Data science projects are unique in the sense that each one has their objective. However, they can typically be distilled into 5 common steps. We spoke to James Londal, Director of Data Science at MyLife Digital who explained the frequent lifecycle of a Data Science Project.
Ask a Question
This first step requires both domain and commercial experience as any data science team will likely be faced with several questions to answer. While the team may start with a question like “Who are our best customers” they’ll swiftly work to refine this. Open ended questions are they bane of any data science team, so the question will become more specific until they distil into a more precise version such as: “Why have some customers been more profitable than others over the last 12 months?”
Explore the Data
The exploration stage is all about validation. Teams already have the data to find an answer to the question outlined in the first step, it may just need merging, reformatting or transforming to assist the next step. Unfortunately, this step can often be rushed and suspected biases can be overlooked instead of being properly addressed, in favour of jumping towards the obvious answer.
Fit a Model
When choosing a statistical model, a data team should be aware of the underlying assumptions and compromises. Every statistical model will have some form of these for example neural networks compromise on interrupting while Logistic Regression provides an interruptible model, but makes assumptions on the structure of underlying data which may result in a weaker answer
Before you fit a model, it’s important to identify who you are communicating your answer to and with that knowledge, decide on the most appropriate model.

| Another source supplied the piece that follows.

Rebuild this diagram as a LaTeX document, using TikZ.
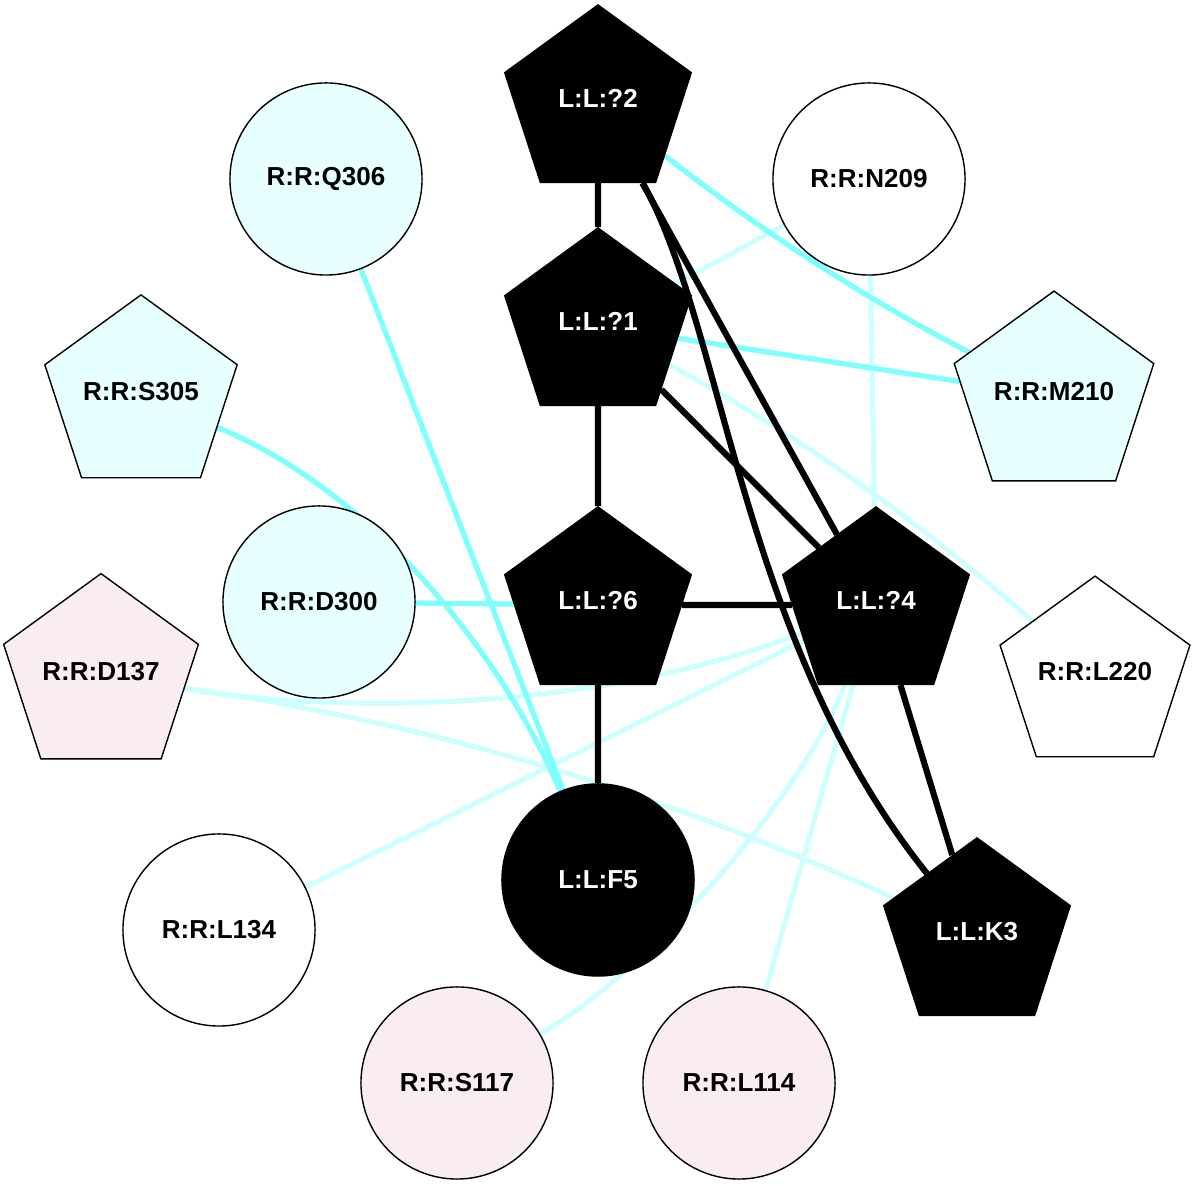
\documentclass[tikz,border=0pt]{standalone}
\usepackage{fontspec}
\setmainfont{Liberation Sans}
\usepackage{tikz}
\usetikzlibrary{shapes.geometric,backgrounds}
\definecolor{hicyan}{HTML}{80FFFF}
\definecolor{locyan}{HTML}{CCFFFF}
\definecolor{rescyan}{HTML}{E8FFFF}
\definecolor{respink}{HTML}{F9ECF3}

\begin{document}
\begin{tikzpicture}[x=0.01cm,y=-0.01cm,
    base/.style={draw=black,line width=0.4pt,inner sep=0pt,font=\bfseries\fontsize{7.4}{9}\selectfont},
    lig/.style={base,fill=black,text=white},
    res/.style={base,text=black},
    pent/.style={regular polygon,regular polygon sides=5,minimum size=1.96cm,text depth=0.09cm},
    circ/.style={circle,minimum size=1.92cm},
    bond/.style={draw=black,line width=1.75pt},
    hi/.style={draw=hicyan,line width=1.5pt},
    lo/.style={draw=locyan,line width=1.4pt}]
    \useasboundingbox (0,0) rectangle (1196,1186);
    % ligand
    \node[lig,pent] (l2) at (598,103) {L:L:?2};
    \node[lig,pent] (l1) at (598,326) {L:L:?1};
    \node[lig,pent] (l6) at (598,605) {L:L:?6};
    \node[lig,pent] (l4) at (876,605) {L:L:?4};
    \node[lig,pent] (k3) at (977,936) {L:L:K3};
    \node[lig,circ] (f5) at (598,880) {L:L:F5};
    % receptor
    \node[res,circ,fill=rescyan] (q306) at (326,179) {R:R:Q306};
    \node[res,circ,fill=white] (n209) at (869,179) {R:R:N209};
    \node[res,pent,fill=rescyan] (s305) at (141,396) {R:R:S305};
    \node[res,pent,fill=rescyan] (m210) at (1054,396) {R:R:M210};
    \node[res,circ,fill=rescyan] (d300) at (319,602) {R:R:D300};
    \node[res,pent,fill=respink] (d137) at (101,676) {R:R:D137};
    \node[res,pent,fill=white] (l220) at (1095,676) {R:R:L220};
    \node[res,circ,fill=white] (l134) at (219,930) {R:R:L134};
    \node[res,circ,fill=respink] (s117) at (457,1083) {R:R:S117};
    \node[res,circ,fill=respink] (l114) at (739,1083) {R:R:L114};
    \begin{scope}[on background layer]
        % weak contacts
        \draw[lo] (n209) -- (l1);
        \draw[lo] (n209) -- (l4);
        \draw[lo] (l1) .. controls (791,431) and (912,515) .. (l220);
        \draw[lo] (d137) .. controls (350,715) and (600,710) .. (l4);
        \draw[lo] (d137) .. controls (416,721) and (648,786) .. (k3);
        \draw[lo] (l134) -- (l4);
        \draw[lo] (s117) .. controls (650,970) and (800,800) .. (l4);
        \draw[lo] (l114) -- (l4);
        % strong contacts
        \draw[hi] (q306) -- (f5);
        \draw[hi] (s305) .. controls (370,490) and (500,650) .. (f5);
        \draw[hi] (d300) -- (l6);
        \draw[hi] (l2) .. controls (757,228) and (862,297) .. (m210);
        \draw[hi] (l1) -- (m210);
        % ligand bonds
        \draw[bond] (l2) -- (l1);
        \draw[bond] (l1) -- (l6);
        \draw[bond] (l6) -- (f5);
        \draw[bond] (l6) -- (l4);
        \draw[bond] (l2) -- (l4);
        \draw[bond] (l1) -- (l4);
        \draw[bond] (l4) -- (k3);
        \draw[bond] (l2) .. controls (725,330) and (740,640) .. (k3);
    \end{scope}
\end{tikzpicture}
\end{document}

This step can become increasingly difficult when you’re trying to communicate your results to the less technical members of the company. Ensuring the end client can relate the answers to their own experiences is a simple measure that can make this process much easier. It’s also important to point out the strengths and weaknesses of the processes you used and justify your methods.
Making a Decision
The final step is deciding whether or not the answer you’ve deducted through the process is useful. For example, if you’re investigating why your customers are cancelling subscriptions, it would be beneficial to exclude users visiting a page detailing how to unsubscribe. It’s safe to assume that those visiting the page are about to leave anyway.
The biggest pitfall I have observed from Data Science Teams is failing to understand what decisions could be made off the answers they have provided.
A Data Science Team needs a balance of technical skills, domain experience and communication skills. Structuring your team so that Data Scientists can be paired up to compensate for strengths and weakness.